Work to do ▸
Copy the lines from the start of the records below through the line containing "import * as", both included, and leave out the pictures.

The data ▸

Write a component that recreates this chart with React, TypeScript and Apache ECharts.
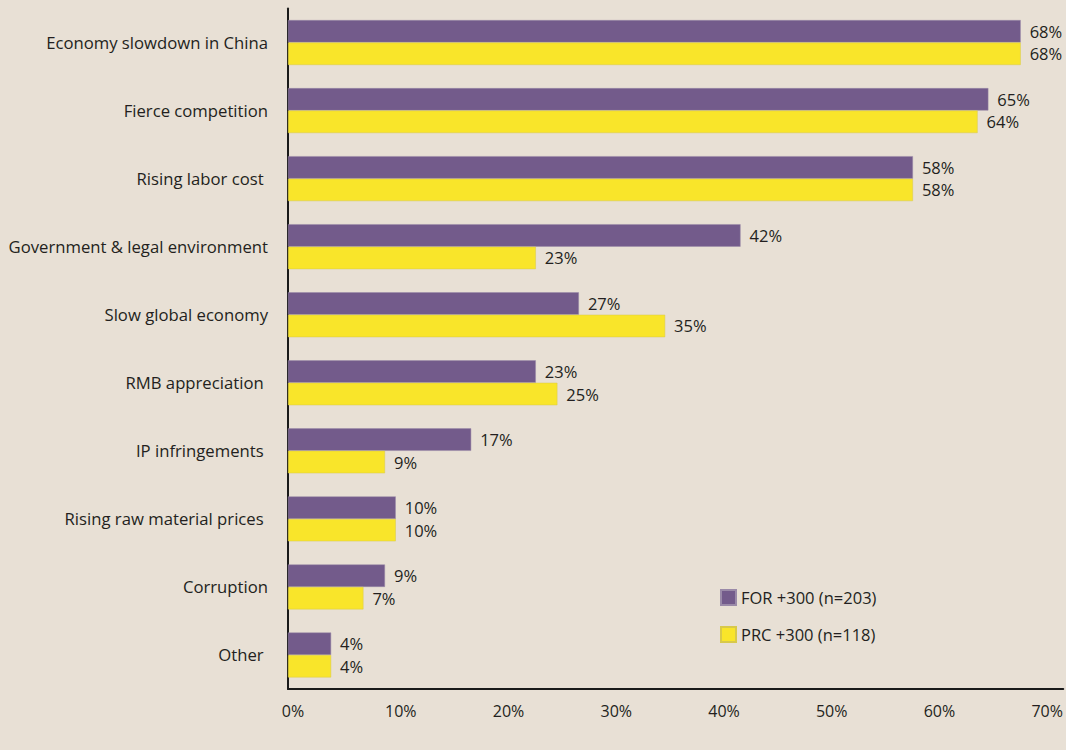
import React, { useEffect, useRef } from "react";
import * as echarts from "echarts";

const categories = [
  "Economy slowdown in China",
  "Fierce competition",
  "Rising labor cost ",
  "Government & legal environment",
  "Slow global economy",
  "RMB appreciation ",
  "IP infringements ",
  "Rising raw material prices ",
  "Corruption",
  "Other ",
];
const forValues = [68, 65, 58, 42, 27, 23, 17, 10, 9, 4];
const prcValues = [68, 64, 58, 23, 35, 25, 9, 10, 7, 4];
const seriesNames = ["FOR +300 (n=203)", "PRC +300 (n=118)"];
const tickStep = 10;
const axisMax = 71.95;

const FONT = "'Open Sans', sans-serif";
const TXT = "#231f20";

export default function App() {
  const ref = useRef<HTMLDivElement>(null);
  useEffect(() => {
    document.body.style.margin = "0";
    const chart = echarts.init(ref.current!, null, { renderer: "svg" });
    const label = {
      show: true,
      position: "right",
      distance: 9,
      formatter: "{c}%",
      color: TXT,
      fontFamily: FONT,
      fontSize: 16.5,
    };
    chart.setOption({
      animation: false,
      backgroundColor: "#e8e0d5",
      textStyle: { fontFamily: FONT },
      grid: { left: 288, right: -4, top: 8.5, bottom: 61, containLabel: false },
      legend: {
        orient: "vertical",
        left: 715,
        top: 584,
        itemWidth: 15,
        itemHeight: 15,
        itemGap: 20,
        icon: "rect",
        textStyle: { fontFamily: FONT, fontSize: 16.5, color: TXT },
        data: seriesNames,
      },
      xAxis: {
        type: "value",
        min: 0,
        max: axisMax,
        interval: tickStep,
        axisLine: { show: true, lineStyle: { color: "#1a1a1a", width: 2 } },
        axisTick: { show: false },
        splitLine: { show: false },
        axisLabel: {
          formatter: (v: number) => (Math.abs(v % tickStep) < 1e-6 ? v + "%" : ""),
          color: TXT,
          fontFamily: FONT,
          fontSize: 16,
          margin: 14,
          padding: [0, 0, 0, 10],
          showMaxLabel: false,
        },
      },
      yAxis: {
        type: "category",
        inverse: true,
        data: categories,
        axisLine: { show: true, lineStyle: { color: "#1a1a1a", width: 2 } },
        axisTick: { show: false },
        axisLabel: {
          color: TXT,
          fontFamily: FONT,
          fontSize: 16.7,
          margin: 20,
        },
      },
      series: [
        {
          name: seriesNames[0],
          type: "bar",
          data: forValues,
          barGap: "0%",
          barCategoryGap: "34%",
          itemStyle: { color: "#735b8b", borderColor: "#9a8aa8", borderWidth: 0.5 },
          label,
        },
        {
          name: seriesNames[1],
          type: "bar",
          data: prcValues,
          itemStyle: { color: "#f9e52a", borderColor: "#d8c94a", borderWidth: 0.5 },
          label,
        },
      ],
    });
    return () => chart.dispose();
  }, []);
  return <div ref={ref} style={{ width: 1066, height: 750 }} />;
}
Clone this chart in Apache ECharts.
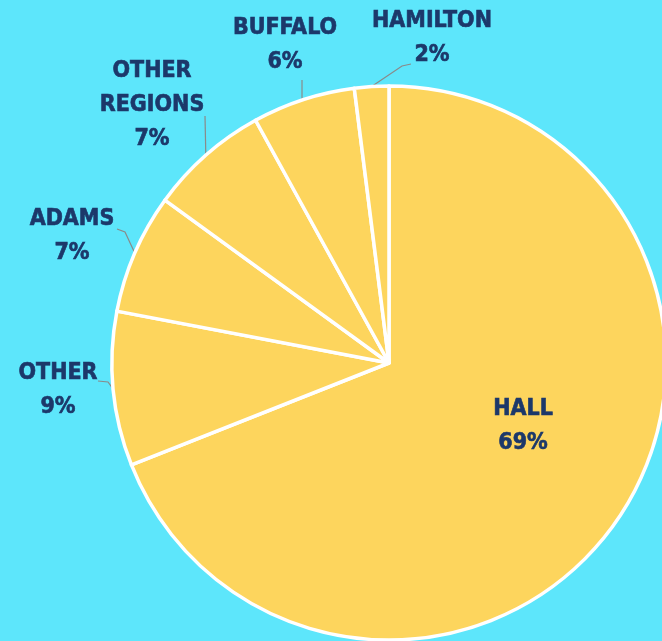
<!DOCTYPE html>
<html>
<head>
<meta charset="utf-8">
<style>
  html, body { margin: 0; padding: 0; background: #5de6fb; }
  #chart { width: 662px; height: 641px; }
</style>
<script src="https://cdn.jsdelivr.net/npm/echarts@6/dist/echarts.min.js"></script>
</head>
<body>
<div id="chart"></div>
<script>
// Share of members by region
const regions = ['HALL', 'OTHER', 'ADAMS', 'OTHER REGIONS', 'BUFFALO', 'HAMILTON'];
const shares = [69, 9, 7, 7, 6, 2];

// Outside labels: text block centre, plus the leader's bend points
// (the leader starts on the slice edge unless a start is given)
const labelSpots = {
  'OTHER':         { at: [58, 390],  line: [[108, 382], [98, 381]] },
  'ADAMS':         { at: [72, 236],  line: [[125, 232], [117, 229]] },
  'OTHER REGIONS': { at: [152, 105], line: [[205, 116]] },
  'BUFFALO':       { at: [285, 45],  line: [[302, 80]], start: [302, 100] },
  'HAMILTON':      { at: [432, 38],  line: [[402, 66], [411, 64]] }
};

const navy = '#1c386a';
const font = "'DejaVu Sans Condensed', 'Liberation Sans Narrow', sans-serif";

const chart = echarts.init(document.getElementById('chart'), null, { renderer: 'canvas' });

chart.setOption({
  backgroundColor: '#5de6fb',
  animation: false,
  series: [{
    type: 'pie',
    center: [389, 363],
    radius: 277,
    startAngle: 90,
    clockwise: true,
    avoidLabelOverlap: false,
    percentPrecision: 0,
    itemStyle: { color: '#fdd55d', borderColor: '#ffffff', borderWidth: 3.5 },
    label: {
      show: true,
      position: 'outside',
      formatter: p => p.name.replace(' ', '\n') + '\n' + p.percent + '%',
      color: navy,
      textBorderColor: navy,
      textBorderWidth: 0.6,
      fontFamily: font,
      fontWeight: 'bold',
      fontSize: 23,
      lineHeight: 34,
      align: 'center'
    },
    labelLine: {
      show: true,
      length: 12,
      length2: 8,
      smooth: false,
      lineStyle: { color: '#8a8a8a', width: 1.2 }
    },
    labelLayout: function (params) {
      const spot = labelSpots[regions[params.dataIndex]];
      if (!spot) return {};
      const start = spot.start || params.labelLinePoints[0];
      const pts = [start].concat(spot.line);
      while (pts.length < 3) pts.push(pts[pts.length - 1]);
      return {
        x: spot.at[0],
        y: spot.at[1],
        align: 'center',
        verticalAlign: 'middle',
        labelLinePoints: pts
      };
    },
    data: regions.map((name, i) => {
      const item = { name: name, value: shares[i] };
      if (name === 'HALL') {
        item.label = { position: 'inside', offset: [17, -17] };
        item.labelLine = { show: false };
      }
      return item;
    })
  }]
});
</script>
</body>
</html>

Result of this task ▸
Write a component that recreates this chart with React, TypeScript and Apache ECharts.
import React, { useEffect, useRef } from "react";
import * as echarts from "echarts";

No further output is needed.